I was writing the names of you. But they are in all the same, but one name, the same strike of longing within my chest. How I miss you all, how I wish you the best, how I shall see you again.


-nicholas

Friday, August 21, 2009

Montana - August 21st, 2009

Why howdy folks,

Been a long summer without much word, especially now that I've filled my days from sunup to sundown with work. I'm leaving Edmonton at the end of September, and heading down to Mexico for a few months with the indomitable Ian French, but until then, here's a quick video of the trip my brother and I recently took to the Kertesz cabin in Belt, Montana. (pop. 600 + trucks)

Sunday, May 10, 2009

The way of the west - May 10th, 2009

Hello all,

I'm off to Ireland in a couple hours, bound over on the tin carcass of Ryan Air, with a planned descent into Knock airport in the west of Ireland.

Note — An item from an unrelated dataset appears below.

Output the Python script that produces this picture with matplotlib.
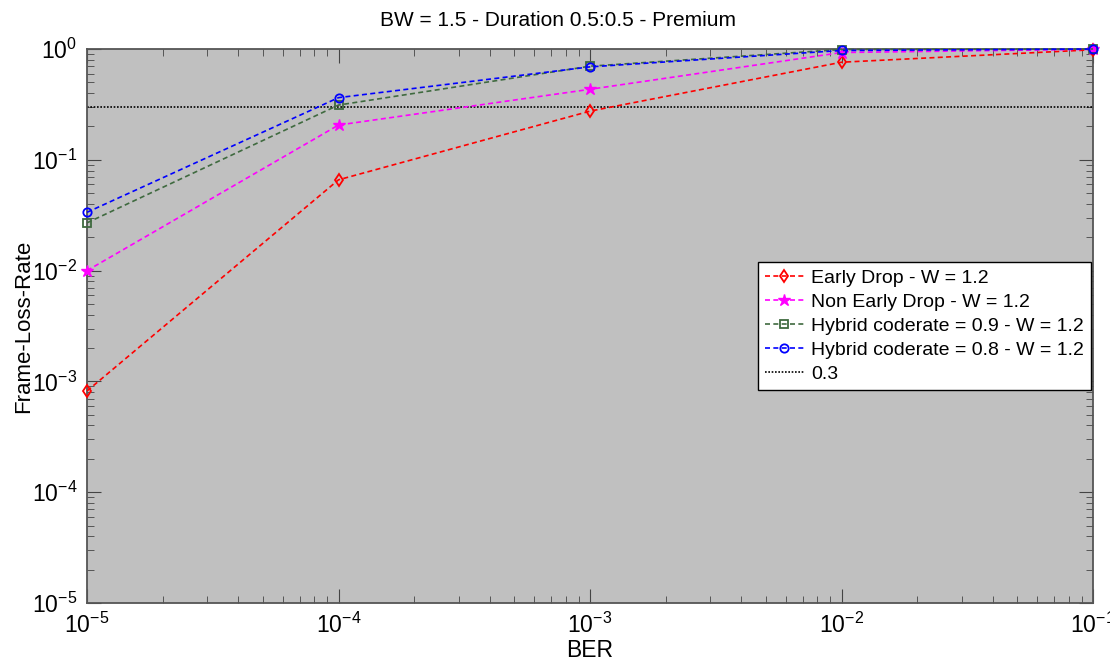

My farm that I'm working on is somewhere hereish:

On the north-west coast of Ireland in the "mountains". The folk I'm staying with sound incredibly nice, and if my luck holds out they'll need acres and acres of bushland cleared, probably the kind of bush that only really respects skinny white kids, if I'm really lucky.

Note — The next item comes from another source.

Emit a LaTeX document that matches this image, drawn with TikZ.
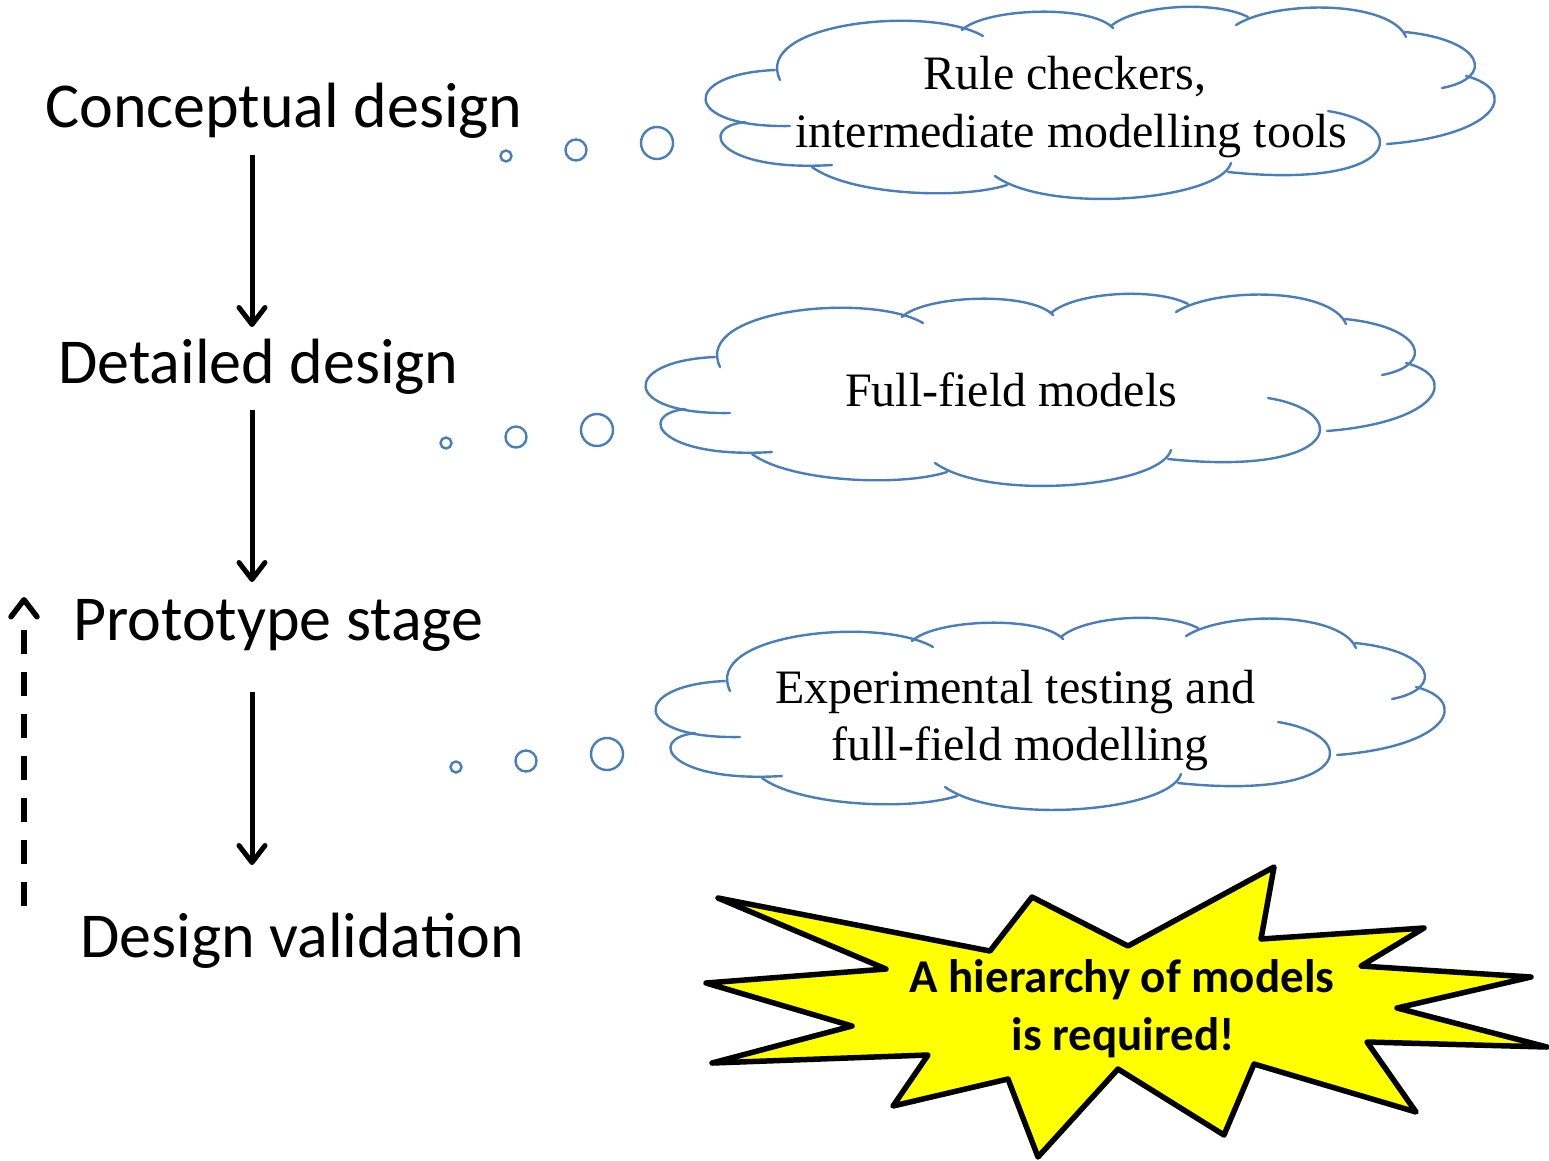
\documentclass[tikz,border=0pt]{standalone}
\usepackage{fontspec}
\setmainfont{Carlito}
\newfontfamily\seriffont{Liberation Serif}
\usetikzlibrary{arrows.meta}
\definecolor{cloudblue}{RGB}{74,126,187}
\definecolor{burstyellow}{RGB}{255,255,0}
\newcommand{\thoughtcloud}{%
  \draw[cloudline] (790,126) .. controls (680,128) and (680,74) .. (775,70);
  \draw[cloudline] (780,80) .. controls (752,22) and (930,5) .. (983,36);
  \draw[cloudline] (962,30) .. controls (985,8) and (1090,4) .. (1113,28);
  \draw[cloudline] (1111,26) .. controls (1135,5) and (1215,0) .. (1248,17);
  \draw[cloudline] (1236,25) .. controls (1275,0) and (1390,0) .. (1406,37);
  \draw[cloudline] (1405,32) .. controls (1485,40) and (1495,78) .. (1442,88);
  \draw[cloudline] (1466,76) .. controls (1520,90) and (1500,135) .. (1387,144);
  \draw[cloudline] (1328,111) .. controls (1415,125) and (1400,190) .. (1228,172);
  \draw[cloudline] (1231,163) .. controls (1220,200) and (1050,215) .. (995,176);
  \draw[cloudline] (1007,185) .. controls (960,200) and (850,195) .. (812,167);
  \draw[cloudline] (832,165) .. controls (720,172) and (695,128) .. (745,122);
  \draw[bubble] (506,156) circle (5.5pt) (576,150) circle (10.5pt) (657,143) circle (16pt);
}
\begin{document}
\begin{tikzpicture}[x=1pt,y=-1pt,
  lbl/.style={anchor=base west,inner sep=0pt,font=\fontsize{64}{76}\selectfont},
  ctext/.style={anchor=base,inner sep=0pt,font=\seriffont\fontsize{48}{58}\selectfont},
  stext/.style={anchor=base,inner sep=0pt,font=\bfseries\fontsize{47}{58}\selectfont},
  tip/.style={-{Straight Barb[length=17pt,width=26pt,round]}},
  flow/.style={line width=5pt,tip},
  bubble/.style={draw=cloudblue,line width=2.4pt},
  cloudline/.style={draw=cloudblue,line width=2.4pt,line cap=round},
  starshape/.style={draw=black,fill=burstyellow,line width=5.5pt,line join=round},
]
\useasboundingbox (0,0) rectangle (1549,1160);

% stage labels
\node[lbl] (cd) at (45,127) {Conceptual design};
\node[lbl] (dd) at (58,383) {Detailed design};
\node[lbl] (ps) at (73,640) {Prototype stage};
\node[lbl] (dv) at (80,957) {Design validation};

% flow arrows
\coordinate (a1s) at (252,155); \coordinate (a1e) at (252,327);
\coordinate (a2s) at (252,410); \coordinate (a2e) at (252,582);
\coordinate (a3s) at (252,692); \coordinate (a3e) at (252,865);
\draw[flow] (a1s) -- (a1e);
\draw[flow] (a2s) -- (a2e);
\draw[flow] (a3s) -- (a3e);

% feedback dashed arrow
\coordinate (fbA) at (24,906); \coordinate (fbB) at (24,597);
\draw[line width=5.5pt,tip,
  dash pattern=on 24pt off 18pt on 24pt off 18pt on 24pt off 18pt on 24pt off 18pt on 24pt off 18pt on 24pt off 18pt on 24pt off 60pt]
  (fbA) -- (fbB);

% clouds
\thoughtcloud
\begin{scope}[shift={(-60,287)}]
  \thoughtcloud
\end{scope}
\begin{scope}[shift={(-50,611)}]
  \thoughtcloud
\end{scope}

\node[ctext] (c1a) at (1065,89) {Rule checkers,};
\node[ctext] (c1b) at (1071,147) {intermediate modelling tools};
\node[ctext] (c2) at (1011,406) {Full-field models};
\node[ctext] (c3a) at (1015,703) {Experimental testing and};
\node[ctext] (c3b) at (1020,760) {full-field modelling};

% explosion
\draw[starshape] (718,898) -- (990,951) -- (1032,897) -- (1128,946) -- (1274,867)
  -- (1261,939) -- (1424,928) -- (1361,966) -- (1531,977) -- (1397,1008)
  -- (1547,1047) -- (1367,1042) -- (1416,1112) -- (1254,1064) -- (1224,1135)
  -- (1118,1069) -- (1038,1157) -- (1008,1079) -- (893,1106) -- (928,1055)
  -- (712,1063) -- (852,1026) -- (706,983) -- (886,969) -- cycle;
\node[stext] (s1) at (1122,992) {A hierarchy of models};
\node[stext] (s2) at (1123,1050) {is required!};
\end{tikzpicture}
\end{document}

I don't know much about the couple who own the farm, save that they have a sense of humour I really appreciate, and that they have made several obscure references to fairies, which could go either way I think.

It'll be a wonderful two weeks of Guiness and wandering, and if the internet rears it's head you'll hear from me often. If anything else rears it's head though, it'll probably kill me.

Anyways, I'll talk to you all soon, and if you live in Canada, I'll see you in a few weeks.

Nick

Saturday, May 9, 2009

Make it show - May 9th, 2009

Well, looks like my ancient, recently twenty-six body is still able to type, so hopefully I'll stay out of the rest home this year, although from the swelling in my knees I can tell it's going to rain tomorrow.

Had an explosively wonderful birthday yesterday, and as I begin this year (and this morning), sipping on some amaretto and orange juice, I can't help feeling everything will continue as such.

We had acquired tickets to a performance of Beckett's "Waiting For Godot", as the current cast included Patrick Stewart and Ian McKellan, and I also some of the script tattooed on my body.


It was a fantastic experience, although I hadn't remembered any Klingons or Hobbits in the original script, I'm sure that's just my aging mind starting to slip.

In another bit about artistic genius, I'm on BBC2 today in a reality show, most properly described as Visual Torture, where upon an excruciatingly unfunny comedian attempts to do some sort of fake space briefing to a panel of mollified, hideously embarrassed young people. I unfortunately count myself amongst the latter, and the whole thing turned out to be unpaid. Bollocks.

Anyways, that's on at noon, London-time, so anyone with a satellite subscription so superfluous that they receive BBC2, see you then.

I'm off to Ireland tomorrow afternoon for a couple of weeks of farm work on the west coast, but I'll talk about that tomorrow, after the glorious shame of today has worn off.

Thanks for all the birthday love everybody, it was stellar.